• _Set task_: Keep to the lines from the line containing "Reproduce this chart with Altair." through the line containing "The picture is": copy them exactly and leave every picture out.

• _The data_:
━━━━━━━━━━━━━━━━━━━━

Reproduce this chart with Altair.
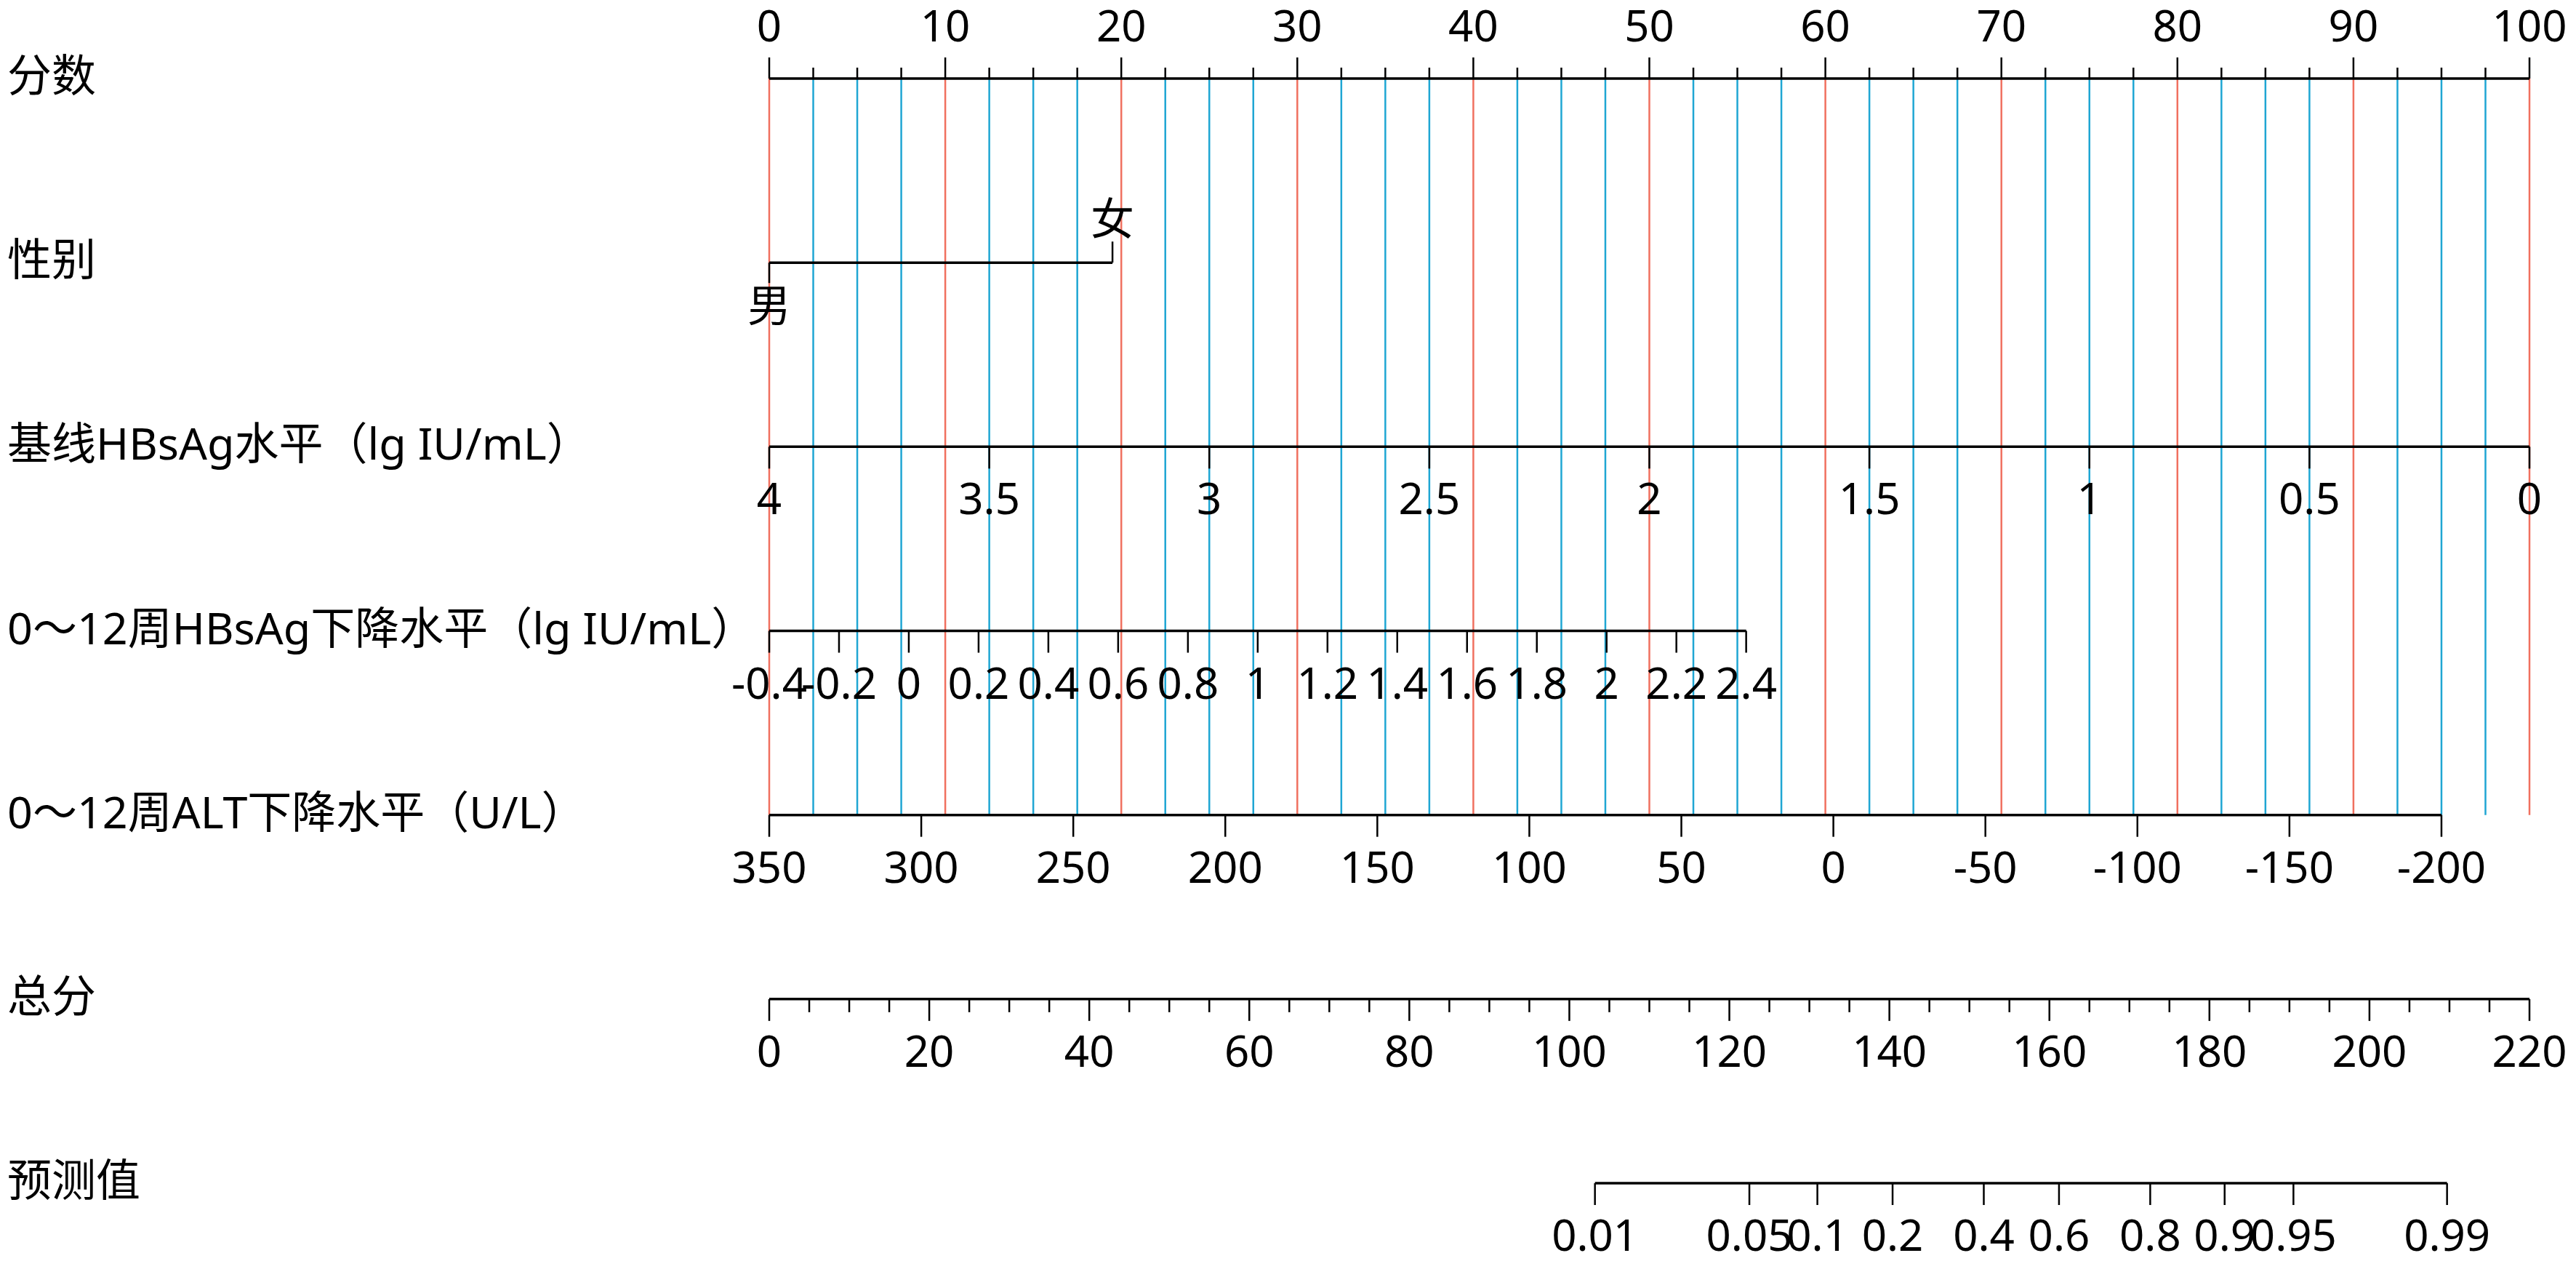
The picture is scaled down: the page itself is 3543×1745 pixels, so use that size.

━━━━━━━━━━━━━━━━━━━━

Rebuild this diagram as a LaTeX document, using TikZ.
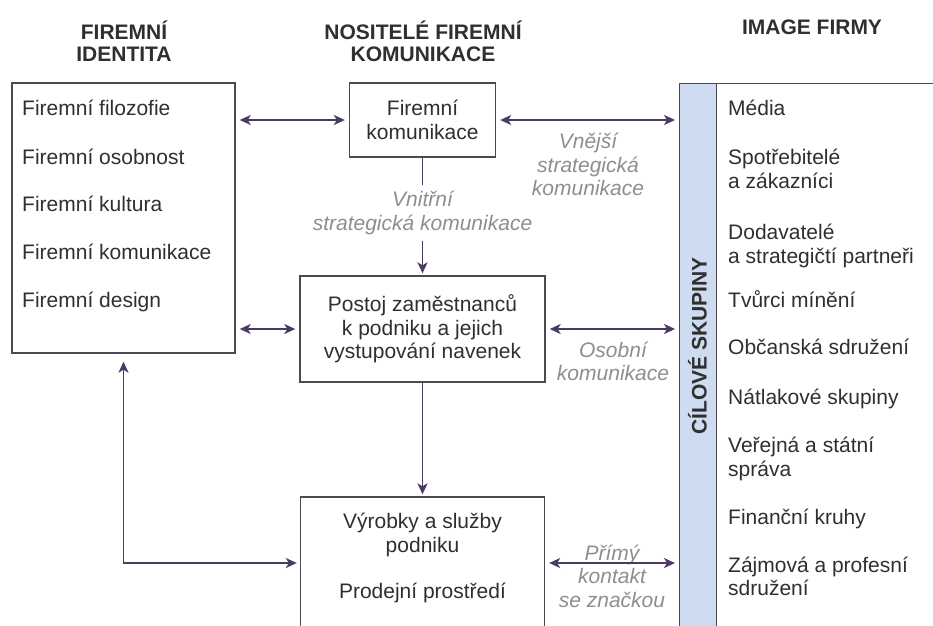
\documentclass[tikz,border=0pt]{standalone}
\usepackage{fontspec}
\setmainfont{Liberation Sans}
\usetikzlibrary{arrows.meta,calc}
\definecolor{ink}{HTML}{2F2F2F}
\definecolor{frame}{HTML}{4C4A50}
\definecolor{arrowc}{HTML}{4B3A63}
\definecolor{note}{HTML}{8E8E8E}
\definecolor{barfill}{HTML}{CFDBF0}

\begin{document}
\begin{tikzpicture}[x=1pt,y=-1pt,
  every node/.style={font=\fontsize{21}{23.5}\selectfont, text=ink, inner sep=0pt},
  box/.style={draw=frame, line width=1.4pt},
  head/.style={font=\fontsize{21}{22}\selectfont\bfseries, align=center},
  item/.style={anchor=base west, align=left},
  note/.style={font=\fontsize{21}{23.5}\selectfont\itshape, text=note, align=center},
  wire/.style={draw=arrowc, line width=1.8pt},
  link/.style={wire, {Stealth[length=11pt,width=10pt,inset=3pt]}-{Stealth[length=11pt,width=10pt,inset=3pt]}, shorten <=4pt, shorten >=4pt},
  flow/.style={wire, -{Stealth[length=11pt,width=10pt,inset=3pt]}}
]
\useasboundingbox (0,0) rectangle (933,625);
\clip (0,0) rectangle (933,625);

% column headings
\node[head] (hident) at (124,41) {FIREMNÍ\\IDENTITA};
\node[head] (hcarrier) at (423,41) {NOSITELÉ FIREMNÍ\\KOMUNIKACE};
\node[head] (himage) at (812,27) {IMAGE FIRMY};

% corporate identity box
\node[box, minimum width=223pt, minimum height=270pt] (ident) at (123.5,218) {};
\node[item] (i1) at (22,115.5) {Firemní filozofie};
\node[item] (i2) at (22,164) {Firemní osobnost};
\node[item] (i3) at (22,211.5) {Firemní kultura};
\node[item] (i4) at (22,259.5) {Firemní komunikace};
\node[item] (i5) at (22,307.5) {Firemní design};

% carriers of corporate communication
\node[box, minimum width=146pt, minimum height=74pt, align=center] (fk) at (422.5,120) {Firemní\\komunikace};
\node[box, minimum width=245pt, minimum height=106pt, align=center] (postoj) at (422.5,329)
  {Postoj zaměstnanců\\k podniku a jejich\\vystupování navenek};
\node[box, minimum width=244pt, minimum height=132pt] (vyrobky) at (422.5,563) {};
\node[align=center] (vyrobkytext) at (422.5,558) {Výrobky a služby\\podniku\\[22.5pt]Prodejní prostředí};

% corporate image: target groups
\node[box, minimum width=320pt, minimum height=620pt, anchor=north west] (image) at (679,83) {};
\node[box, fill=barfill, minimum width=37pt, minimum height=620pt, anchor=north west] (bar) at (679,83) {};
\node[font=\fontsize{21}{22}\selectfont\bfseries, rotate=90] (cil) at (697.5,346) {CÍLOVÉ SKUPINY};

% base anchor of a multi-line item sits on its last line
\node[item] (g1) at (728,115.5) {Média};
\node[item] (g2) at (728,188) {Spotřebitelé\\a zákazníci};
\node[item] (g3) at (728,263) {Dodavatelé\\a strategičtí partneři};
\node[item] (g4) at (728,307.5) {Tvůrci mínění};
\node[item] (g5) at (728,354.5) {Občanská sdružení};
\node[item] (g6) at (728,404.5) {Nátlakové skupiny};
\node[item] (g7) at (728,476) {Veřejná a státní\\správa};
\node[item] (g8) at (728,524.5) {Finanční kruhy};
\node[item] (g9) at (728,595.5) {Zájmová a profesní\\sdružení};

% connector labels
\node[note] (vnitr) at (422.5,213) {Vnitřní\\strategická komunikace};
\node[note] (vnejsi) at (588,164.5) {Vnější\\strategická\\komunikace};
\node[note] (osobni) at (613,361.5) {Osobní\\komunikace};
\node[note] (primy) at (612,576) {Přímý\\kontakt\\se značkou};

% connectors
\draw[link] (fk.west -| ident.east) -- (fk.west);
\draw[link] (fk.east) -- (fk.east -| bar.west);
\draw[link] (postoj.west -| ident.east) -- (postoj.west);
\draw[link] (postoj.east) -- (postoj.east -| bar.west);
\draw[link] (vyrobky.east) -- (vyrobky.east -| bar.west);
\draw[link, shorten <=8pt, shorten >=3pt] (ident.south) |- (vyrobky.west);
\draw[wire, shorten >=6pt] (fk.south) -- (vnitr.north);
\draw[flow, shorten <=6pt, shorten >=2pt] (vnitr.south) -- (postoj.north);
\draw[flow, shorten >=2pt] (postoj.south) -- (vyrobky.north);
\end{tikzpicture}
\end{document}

━━━━━━━━━━━━━━━━━━━━

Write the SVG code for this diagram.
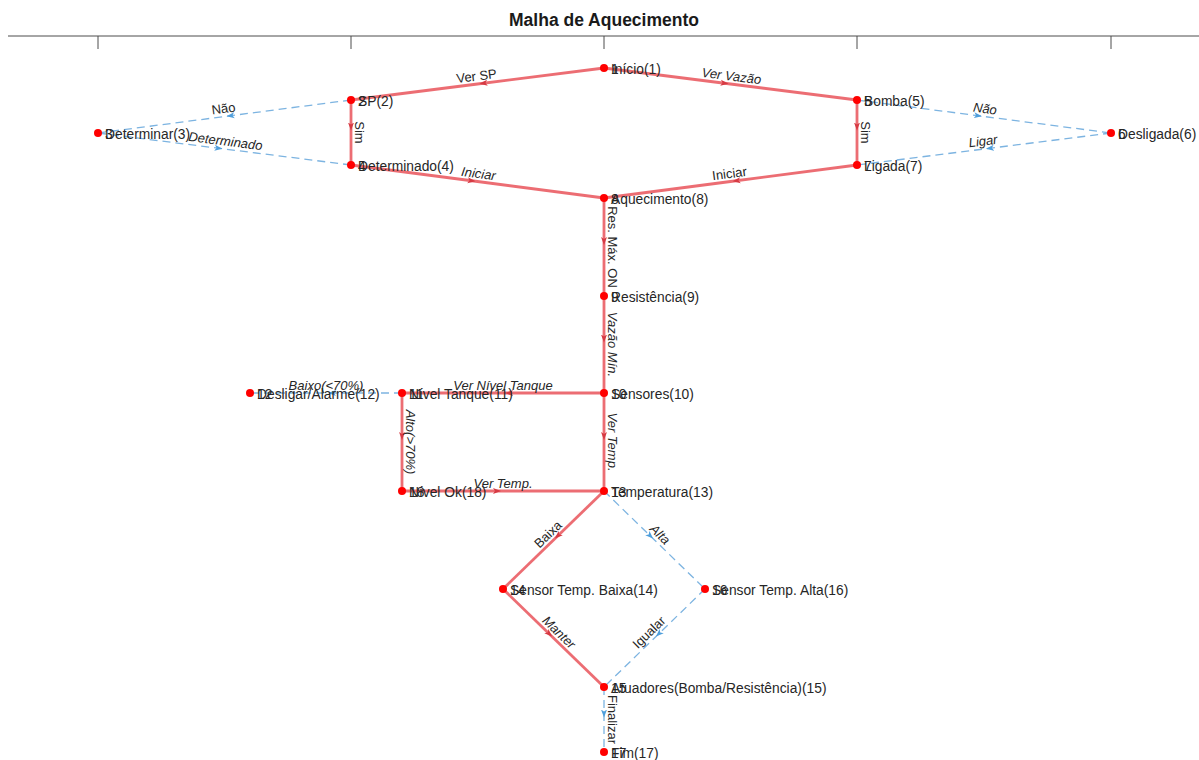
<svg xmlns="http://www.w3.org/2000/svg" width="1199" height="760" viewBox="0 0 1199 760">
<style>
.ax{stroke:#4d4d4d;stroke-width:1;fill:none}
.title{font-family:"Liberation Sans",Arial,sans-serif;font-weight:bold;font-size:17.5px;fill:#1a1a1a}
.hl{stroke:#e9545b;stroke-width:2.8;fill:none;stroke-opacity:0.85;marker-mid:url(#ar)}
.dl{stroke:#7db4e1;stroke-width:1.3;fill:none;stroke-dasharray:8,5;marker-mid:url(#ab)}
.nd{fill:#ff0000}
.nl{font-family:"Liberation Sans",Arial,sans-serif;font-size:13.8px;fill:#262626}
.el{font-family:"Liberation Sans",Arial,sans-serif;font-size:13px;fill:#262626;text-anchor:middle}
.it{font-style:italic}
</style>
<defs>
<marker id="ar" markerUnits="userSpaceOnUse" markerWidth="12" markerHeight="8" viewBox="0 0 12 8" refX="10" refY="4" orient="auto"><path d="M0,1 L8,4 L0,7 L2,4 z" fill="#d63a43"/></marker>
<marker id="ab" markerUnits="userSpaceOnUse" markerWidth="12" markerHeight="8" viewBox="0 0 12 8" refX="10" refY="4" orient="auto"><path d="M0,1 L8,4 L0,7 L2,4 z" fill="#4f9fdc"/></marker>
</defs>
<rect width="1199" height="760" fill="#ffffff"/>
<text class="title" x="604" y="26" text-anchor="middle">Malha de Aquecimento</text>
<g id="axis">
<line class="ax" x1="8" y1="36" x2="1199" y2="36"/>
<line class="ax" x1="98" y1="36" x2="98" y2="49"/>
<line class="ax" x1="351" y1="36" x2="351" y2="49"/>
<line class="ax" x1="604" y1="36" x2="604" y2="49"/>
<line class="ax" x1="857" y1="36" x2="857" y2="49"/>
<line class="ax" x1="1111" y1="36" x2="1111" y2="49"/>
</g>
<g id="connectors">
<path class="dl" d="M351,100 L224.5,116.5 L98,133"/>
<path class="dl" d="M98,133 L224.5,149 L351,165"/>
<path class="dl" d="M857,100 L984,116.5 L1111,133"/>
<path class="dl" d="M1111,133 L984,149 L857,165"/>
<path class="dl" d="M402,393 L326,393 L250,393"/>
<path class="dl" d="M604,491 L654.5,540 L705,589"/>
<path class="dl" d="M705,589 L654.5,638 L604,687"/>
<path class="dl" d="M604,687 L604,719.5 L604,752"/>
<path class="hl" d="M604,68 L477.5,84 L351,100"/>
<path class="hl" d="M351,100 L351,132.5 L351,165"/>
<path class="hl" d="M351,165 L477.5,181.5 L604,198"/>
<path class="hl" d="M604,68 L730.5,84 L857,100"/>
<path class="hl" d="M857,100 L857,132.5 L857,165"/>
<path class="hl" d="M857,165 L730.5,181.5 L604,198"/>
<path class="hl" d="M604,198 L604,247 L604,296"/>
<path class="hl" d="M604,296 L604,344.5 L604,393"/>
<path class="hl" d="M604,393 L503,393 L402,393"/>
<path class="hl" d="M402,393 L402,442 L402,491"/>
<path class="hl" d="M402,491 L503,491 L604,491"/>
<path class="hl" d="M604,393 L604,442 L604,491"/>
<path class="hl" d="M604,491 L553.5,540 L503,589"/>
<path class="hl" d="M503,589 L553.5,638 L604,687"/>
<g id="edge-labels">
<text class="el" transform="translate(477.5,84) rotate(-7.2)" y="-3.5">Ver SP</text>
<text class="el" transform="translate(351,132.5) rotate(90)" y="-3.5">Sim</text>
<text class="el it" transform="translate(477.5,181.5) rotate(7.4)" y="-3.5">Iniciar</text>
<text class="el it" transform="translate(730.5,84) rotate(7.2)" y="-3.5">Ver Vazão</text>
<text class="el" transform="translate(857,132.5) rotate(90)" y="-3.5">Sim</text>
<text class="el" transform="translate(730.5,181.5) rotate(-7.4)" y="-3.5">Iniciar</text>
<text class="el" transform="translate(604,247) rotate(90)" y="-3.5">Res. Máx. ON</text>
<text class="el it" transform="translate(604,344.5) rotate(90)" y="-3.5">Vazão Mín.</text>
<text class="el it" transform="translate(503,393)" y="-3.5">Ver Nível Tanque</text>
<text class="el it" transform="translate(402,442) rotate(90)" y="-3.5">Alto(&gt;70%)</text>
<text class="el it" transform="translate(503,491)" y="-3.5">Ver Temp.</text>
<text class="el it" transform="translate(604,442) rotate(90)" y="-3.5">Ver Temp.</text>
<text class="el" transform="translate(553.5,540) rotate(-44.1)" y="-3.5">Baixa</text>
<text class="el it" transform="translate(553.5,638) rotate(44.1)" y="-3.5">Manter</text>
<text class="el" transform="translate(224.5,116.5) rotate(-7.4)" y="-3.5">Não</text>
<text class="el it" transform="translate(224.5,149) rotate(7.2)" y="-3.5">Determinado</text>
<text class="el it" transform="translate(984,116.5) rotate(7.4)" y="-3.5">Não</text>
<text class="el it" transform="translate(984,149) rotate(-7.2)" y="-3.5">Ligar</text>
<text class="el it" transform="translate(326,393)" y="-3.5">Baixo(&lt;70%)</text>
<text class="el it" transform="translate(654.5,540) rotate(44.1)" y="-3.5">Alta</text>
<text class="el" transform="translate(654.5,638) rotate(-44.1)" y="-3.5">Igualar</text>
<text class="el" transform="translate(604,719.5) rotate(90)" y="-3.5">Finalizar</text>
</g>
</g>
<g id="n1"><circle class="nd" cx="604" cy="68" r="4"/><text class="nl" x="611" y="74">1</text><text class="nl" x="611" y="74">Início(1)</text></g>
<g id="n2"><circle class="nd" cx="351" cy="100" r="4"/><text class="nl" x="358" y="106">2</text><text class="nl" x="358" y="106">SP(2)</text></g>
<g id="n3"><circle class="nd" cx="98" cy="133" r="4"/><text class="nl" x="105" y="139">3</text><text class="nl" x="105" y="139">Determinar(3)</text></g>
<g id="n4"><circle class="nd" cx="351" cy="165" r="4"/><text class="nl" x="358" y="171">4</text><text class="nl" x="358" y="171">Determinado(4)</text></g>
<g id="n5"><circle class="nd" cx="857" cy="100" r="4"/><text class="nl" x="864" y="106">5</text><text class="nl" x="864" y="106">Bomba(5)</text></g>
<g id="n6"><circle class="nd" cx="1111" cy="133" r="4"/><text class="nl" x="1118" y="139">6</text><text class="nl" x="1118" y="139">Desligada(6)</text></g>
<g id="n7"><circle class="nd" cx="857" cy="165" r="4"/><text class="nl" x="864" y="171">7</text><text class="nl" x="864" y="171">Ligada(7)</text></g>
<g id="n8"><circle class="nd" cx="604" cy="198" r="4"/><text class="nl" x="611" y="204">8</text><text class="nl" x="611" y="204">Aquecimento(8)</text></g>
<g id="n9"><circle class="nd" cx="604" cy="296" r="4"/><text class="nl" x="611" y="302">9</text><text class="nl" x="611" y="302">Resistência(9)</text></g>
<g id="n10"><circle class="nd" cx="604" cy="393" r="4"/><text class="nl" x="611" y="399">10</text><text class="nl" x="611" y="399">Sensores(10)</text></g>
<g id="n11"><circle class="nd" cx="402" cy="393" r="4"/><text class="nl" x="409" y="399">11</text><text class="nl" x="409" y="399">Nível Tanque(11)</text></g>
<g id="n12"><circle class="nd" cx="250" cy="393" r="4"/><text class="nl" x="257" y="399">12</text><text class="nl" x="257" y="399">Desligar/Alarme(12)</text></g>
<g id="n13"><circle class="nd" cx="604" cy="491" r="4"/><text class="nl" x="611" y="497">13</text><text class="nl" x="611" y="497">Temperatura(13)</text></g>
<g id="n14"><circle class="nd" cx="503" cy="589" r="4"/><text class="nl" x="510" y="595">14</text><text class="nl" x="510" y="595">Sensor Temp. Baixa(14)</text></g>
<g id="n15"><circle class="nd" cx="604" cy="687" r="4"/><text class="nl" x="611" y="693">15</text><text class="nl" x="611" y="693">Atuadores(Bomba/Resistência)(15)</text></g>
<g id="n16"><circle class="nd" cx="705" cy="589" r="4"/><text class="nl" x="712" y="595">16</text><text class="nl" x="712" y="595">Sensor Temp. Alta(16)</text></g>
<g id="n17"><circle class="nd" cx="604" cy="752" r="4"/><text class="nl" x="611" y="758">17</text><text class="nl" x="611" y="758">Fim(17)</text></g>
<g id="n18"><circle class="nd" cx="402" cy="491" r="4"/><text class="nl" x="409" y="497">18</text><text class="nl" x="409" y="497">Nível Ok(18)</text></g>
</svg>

━━━━━━━━━━━━━━━━━━━━

• _The output_:
Reproduce this chart with Altair.
The picture is scaled down: the page itself is 3543×1745 pixels, so use that size.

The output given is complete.